One small event that sticks with me from the following fall has to do with a party, which was a slightly-more-than-usually-festive tea that I believe was given in the department to introduce new students and the faculty to one another. I was talking with H.F. Bohnenblust and telling him how sorry I was that he had been on a leave of absence the previous year. (I had heard that he was an excellent lecturer.) In the midst of the conversation I looked up and saw a very nice looking young woman coming in the door. This was such an unusual event that it called for comment, so I said to Bohnenblust, "Who is the good-looking woman?" "You asked the wrong man," he answered. "That's my wife."

Having passed my prelims, there was no need, officially, to take any further courses, so I concentrated on my thesis. The loose Princeton system, however, allowed us to sit in on whatever courses we wanted to try, just for general education. One of those that I attended for a while was Chevalley's course in differential equations. On the first day the classroom was packed with people wondering what he would say on the subject. People soon started dropping out, however, and eventually I joined them. At the end of the semester I knew Hochschild was still going, so I asked him how many others were also doing so. His answer was that the only others were Hermann Weyl and John von Neumann.

I soon found that Zassenhaus's conjecture was false, and I wrote a paper proving it was. Chevalley thought it could be considered a thesis, but the rule was that no negative theses were accepted, so I began to work on another of his topics. By spring (1941) 1 had made enough progress to start looking for a job for the following year, so I talked to Dean Eisenhart and asked for advice on how to go about it. The Depression was still on, but the war had caused it to abate a little, so I hoped he had heard of an opening or two. He knew of no openings, but he suggested that I attend some upcoming meetings in Chapel Hill, and since I had come from there he thought I might be able to unearth something. (By contrast to today's methods, this minimal advice was the only counseling I ever received from any school, except for being told at Chapel Hill that Princeton was the place to go for graduate study.) The dean must have given the same help to others, since most of those I knew returned to their home states to teach. I did go to the meeting, hoping to find something at Duke or Chapel Hill, but they had no openings. Instead I heard of a job at North Carolina State, which I eventually took.

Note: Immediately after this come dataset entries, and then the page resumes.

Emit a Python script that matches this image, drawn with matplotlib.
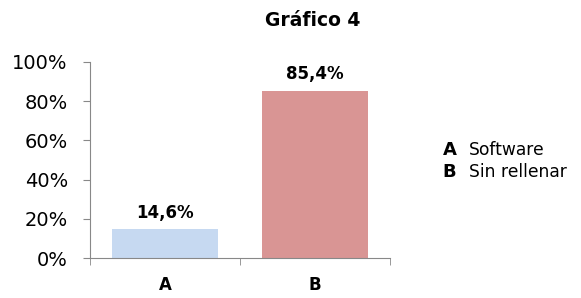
import matplotlib.pyplot as plt
import numpy as np
from matplotlib.ticker import FuncFormatter

categories = ['A', 'B']
values = [14.6, 85.4]
legend_names = ['Software', 'Sin rellenar']
colors = ['#C6D9F1', '#D99594']

plt.rcParams['font.family'] = 'DejaVu Sans'

fig = plt.figure(figsize=(5.81, 2.98), dpi=100)
ax = fig.add_axes([0.155, 0.134, 0.516, 0.658])

x = np.arange(len(categories))
ax.bar(x, values, width=0.71, color=colors)

for xi, v in zip(x, values):
    ax.text(xi, v + 4, ('%.1f%%' % v).replace('.', ','), ha='center', va='bottom',
            fontsize=12, fontweight='bold')

ax.set_xlim(-0.5, 1.5)
ax.set_ylim(0, 100)
ax.set_yticks(np.arange(0, 101, 20))
ax.yaxis.set_major_formatter(FuncFormatter(lambda v, p: '%d%%' % v))
ax.set_xticks(x)
ax.set_xticklabels(categories, fontsize=12, fontweight='bold')
ax.set_xticks([-0.5, 0.5, 1.5], minor=True)
ax.tick_params(axis='x', which='major', length=0, pad=13)
ax.tick_params(axis='x', which='minor', length=5, color='#888888')
ax.tick_params(axis='y', labelsize=14, length=5, pad=11, color='#888888')

for s in ['top', 'right']:
    ax.spines[s].set_visible(False)
ax.spines['left'].set_color('#888888')
ax.spines['bottom'].set_color('#888888')

fig.text(0.538, 0.93, 'Gráfico 4', ha='center', va='center', fontsize=13.5, fontweight='bold')

ly = [0.496, 0.422]
for cat, name, yy in zip(categories, legend_names, ly):
    fig.text(0.762, yy, cat, ha='left', va='center', fontsize=13, fontweight='bold')
    fig.text(0.807, yy, name, ha='left', va='center', fontsize=12.3)

fig.savefig('out.png', dpi=100)
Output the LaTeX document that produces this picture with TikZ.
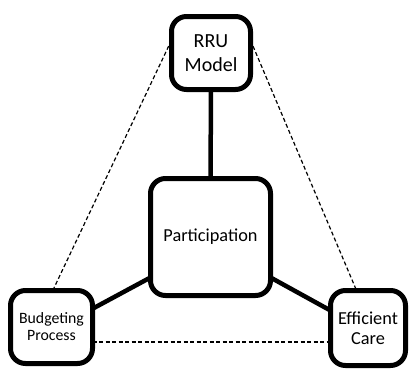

One day Lefschetz stopped me and asked what I was planning to do the following year. I told him I was looking for a job. He strongly advised staying in Princeton and offered me a teaching assistantship for whatever the going rate was then. (I think it was $750 a year. It was certainly no more.) I told him I wanted to get married and that was not enough to support a wife. "Nonsense," he said, "she could get a job, and you could do very well." This might have been true, but I doubt it; besides, she had another year of college to go, and I was ready to leave school. Later when I got the job at N.C. State I told Lefschetz, and he asked what they were going to pay me. When I answered $1800 he said, "You can't support a wife on that!" Annis and I were married in June, and we spent the summer in Princeton while I finished my thesis. In September we went to Raleigh, I returned at Thanksgiving to take my final exam, and she finished college in Raleigh.

As I've said, I felt hurried during those two years, and except for the mentioned snatches of conversation with Lefschetz my contacts with the faculty were largely brief and formal, and I didn't come away with any particularly, warm feelings toward them. Ten years later, though, I became interested in statistics by teaching a course to students who had asked for something they could use without becoming teachers; at the same time, postwar inflation was making it hard to live on a professor's salary, so I decided to move into statistics myself. I wrote back to Princeton for advice and received valuable help from John Tukey, Sam Wilks, and Al Tucker, who made it possible for me to spend three years in Princeton with two research groups. During those three years we came to know Princeton much better, and I am very grateful to Princeton for being so helpful to me in making this change that so affected my life.